Your objective – Read the lines below. Copy out any that hold the string "image".

Listed records –
^^^^^^^^^^^^^^^^

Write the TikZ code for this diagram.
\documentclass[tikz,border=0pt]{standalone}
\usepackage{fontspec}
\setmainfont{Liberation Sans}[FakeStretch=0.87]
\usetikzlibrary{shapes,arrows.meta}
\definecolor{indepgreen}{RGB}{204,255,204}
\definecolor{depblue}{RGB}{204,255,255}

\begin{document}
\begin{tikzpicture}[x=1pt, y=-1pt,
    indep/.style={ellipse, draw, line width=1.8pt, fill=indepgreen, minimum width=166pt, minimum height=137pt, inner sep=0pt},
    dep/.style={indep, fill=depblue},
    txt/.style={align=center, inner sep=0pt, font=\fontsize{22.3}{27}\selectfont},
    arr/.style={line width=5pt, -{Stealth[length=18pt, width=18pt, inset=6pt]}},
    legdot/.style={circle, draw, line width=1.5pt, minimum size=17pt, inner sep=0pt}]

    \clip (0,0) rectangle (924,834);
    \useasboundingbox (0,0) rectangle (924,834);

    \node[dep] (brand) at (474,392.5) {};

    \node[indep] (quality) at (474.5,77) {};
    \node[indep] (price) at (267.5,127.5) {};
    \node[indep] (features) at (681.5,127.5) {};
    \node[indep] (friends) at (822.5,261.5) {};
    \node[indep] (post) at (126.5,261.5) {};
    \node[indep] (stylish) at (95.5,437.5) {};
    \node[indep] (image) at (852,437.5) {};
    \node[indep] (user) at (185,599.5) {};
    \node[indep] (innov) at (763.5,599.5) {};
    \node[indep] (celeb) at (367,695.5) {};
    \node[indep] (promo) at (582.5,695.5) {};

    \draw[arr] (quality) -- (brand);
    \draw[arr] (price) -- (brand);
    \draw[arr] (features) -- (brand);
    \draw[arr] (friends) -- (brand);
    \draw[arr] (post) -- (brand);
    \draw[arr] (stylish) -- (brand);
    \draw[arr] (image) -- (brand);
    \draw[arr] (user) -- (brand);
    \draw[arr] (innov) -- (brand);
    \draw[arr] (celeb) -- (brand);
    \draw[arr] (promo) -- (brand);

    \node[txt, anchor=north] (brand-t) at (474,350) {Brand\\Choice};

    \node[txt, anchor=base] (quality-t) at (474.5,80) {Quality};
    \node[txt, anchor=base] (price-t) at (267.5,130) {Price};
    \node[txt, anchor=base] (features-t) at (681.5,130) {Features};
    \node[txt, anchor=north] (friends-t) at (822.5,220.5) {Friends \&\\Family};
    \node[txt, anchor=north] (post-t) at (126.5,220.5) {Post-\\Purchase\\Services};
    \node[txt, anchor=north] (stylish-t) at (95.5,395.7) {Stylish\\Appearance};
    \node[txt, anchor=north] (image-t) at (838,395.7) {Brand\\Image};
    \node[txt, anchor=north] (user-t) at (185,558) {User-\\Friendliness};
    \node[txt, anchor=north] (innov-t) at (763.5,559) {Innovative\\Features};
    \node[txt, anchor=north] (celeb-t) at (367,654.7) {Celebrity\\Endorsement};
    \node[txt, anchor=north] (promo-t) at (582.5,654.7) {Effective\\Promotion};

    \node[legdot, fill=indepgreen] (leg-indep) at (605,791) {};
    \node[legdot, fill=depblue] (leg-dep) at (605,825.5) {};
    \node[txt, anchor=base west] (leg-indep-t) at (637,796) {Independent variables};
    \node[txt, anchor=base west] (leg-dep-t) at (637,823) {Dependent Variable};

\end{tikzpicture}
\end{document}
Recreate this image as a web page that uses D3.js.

^^^^^^^^^^^^^^^^

Solution below –
    \node[indep] (image) at (852,437.5) {};
    \draw[arr] (image) -- (brand);
    \node[txt, anchor=north] (image-t) at (838,395.7) {Brand\\Image};
Recreate this image as a web page that uses D3.js.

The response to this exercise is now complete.